En août dernier, la Malaisie a porté plainte contre 17 employés actuels et anciens de Goldman Sachs (GS), dont le plus haut dirigeant international de la banque. Le gouvernement malaisien a accusé Goldman Sachs et certains de ses banquiers d’avoir trompé les investisseurs au sujet de trois ventes d’obligations pour 1MDB et d’avoir détourné frauduleusement des milliards de dollars du produit de ces ventes. Goldman Sachs a accepté le 22 octobre de payer plusieurs centaines de millions de dollars de pénalités.
Goldman trompée par des employés malhonnêtes
La banque avait jusque-là nié à plusieurs reprises avoir commis des méfaits et avait affirmé avoir été trompée par des employés malhonnêtes qui ont intentionnellement trompé ses équipes juridiques et de conformité.

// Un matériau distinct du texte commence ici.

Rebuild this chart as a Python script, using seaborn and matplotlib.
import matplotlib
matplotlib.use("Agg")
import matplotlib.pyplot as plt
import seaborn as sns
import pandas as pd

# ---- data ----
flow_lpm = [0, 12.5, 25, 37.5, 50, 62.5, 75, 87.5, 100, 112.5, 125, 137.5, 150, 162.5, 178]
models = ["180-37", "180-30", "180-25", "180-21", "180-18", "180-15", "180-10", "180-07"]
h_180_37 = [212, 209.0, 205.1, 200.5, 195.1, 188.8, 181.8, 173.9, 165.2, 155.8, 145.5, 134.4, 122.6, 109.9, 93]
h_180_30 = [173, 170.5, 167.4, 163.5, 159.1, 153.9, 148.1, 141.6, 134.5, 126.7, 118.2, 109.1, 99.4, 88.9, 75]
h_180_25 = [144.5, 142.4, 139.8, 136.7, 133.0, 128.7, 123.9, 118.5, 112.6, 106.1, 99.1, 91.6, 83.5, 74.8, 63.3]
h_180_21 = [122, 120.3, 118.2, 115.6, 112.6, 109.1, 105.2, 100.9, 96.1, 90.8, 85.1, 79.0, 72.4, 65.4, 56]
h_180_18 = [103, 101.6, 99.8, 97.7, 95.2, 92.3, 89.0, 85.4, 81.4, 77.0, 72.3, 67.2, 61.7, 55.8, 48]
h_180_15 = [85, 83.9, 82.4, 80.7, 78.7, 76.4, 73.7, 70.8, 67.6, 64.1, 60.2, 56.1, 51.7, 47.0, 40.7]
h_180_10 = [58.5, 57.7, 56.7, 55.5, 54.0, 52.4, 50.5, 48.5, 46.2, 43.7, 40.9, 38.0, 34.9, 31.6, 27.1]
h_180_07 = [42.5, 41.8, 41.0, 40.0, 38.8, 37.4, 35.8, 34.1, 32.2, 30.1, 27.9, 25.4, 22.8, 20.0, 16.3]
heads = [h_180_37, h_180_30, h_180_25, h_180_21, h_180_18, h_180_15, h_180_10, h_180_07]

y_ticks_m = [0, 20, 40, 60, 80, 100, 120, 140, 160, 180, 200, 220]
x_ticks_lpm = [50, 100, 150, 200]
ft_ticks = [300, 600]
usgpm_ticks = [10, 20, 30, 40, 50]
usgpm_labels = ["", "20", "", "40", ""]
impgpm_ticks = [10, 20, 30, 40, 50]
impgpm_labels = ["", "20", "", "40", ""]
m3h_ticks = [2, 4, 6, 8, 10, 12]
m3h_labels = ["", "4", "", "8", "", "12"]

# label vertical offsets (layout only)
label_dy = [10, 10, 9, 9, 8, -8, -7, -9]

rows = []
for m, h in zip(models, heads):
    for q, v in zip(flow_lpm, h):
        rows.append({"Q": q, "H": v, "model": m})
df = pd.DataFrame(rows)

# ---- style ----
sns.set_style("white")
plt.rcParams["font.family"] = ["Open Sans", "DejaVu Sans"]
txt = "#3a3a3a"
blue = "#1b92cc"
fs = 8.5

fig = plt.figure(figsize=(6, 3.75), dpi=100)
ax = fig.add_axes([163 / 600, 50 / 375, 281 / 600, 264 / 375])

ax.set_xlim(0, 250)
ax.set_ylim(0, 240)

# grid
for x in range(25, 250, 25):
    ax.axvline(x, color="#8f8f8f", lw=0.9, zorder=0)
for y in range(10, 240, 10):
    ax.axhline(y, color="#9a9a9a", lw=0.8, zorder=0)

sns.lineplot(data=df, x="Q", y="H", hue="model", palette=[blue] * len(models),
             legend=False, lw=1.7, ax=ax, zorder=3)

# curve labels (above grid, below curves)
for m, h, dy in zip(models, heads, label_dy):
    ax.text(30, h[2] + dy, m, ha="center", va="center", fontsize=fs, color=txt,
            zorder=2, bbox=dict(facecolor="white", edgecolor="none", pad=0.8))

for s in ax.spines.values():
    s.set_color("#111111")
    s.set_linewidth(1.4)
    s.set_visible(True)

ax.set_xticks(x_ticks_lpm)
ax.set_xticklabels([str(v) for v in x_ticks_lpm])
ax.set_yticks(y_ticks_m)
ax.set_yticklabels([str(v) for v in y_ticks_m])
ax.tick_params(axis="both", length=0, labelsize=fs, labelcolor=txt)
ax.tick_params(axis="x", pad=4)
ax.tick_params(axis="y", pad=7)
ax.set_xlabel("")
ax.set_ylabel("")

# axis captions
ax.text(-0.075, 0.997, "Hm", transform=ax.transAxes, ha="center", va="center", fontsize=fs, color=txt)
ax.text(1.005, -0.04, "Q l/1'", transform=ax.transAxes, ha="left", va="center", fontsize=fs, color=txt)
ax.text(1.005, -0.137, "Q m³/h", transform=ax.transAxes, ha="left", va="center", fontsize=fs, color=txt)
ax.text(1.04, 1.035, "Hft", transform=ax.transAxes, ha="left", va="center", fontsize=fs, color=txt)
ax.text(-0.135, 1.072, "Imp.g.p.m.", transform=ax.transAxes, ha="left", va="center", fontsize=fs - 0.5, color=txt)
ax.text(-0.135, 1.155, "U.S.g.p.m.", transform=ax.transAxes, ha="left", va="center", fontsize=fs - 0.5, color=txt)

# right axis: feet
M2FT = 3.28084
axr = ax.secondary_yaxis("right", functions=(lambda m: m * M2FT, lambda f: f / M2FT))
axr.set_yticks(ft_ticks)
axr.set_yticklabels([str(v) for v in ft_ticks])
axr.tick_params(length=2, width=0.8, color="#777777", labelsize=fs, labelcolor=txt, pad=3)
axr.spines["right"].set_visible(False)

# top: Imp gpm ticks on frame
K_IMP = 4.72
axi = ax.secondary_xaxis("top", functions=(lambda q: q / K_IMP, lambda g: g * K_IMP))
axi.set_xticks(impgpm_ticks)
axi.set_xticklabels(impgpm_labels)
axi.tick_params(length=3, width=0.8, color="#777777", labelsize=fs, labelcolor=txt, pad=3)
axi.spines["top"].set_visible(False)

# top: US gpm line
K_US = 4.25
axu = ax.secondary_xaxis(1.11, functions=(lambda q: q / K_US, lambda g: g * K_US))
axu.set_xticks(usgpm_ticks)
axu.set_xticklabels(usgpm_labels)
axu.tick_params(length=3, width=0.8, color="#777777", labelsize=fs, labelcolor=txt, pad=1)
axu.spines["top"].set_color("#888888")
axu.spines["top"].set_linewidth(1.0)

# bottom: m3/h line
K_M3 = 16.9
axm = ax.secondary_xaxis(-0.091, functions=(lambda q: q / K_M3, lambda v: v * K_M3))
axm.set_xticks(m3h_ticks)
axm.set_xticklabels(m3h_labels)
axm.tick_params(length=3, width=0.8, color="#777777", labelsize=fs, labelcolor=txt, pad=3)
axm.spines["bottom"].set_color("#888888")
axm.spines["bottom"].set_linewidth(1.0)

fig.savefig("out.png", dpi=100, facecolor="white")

Tim Leissner, l’ancien président de Goldman pour l’Asie du Sud-Est, avait en revanche plaidé coupable en 2018 de conspiration pour voler l’argent du fonds d’investissement d’État. Il a blâmé une “culture” chez Goldman qui, selon lui, encourageait les cadres à contourner l’équipe juridique pour marquer des points.
En octobre dernier, M. Low a conclu un accord de 700 millions de dollars avec le gouvernement américain pour mettre fin à une procédure judiciaire contre lui. L’accord, qui couvre des actifs situés aux États-Unis, au Royaume-Uni et en Suisse, représentait la plus grande confiscation civile jamais obtenue par le ministère, et le plus grand recouvrement à ce jour dans le cadre de la Kleptocracy Asset Recovery Initiative.
Pas d’aveu de culpabilité
Dans une déclaration faite par l’intermédiaire de ses avocats à l’époque, M. Low a déclaré que “l’accord ne constitue pas un aveu de culpabilité, de responsabilité ou de toute autre forme d’acte répréhensible de ma part ou de celle des propriétaires des actifs”.
Low fait toujours face à des accusations criminelles en Malaisie, ainsi qu’à des accusations fédérales à New York pour conspiration de blanchiment de milliards de dollars détournés de la 1MDB et pour conspiration de violation de la loi sur les pratiques de corruption à l’étranger en versant des pots-de-vin à divers fonctionnaires malaisiens et d’Abu Dhabi.
Le scandale de la 1MDB a également contribué à faire tomber l’ancien Premier ministre malaisien Najib Razak, qui a été frappé par des dizaines d’accusations de corruption dans cette affaire. Son procès en Malaisie est en cours, et il a plaidé non coupable.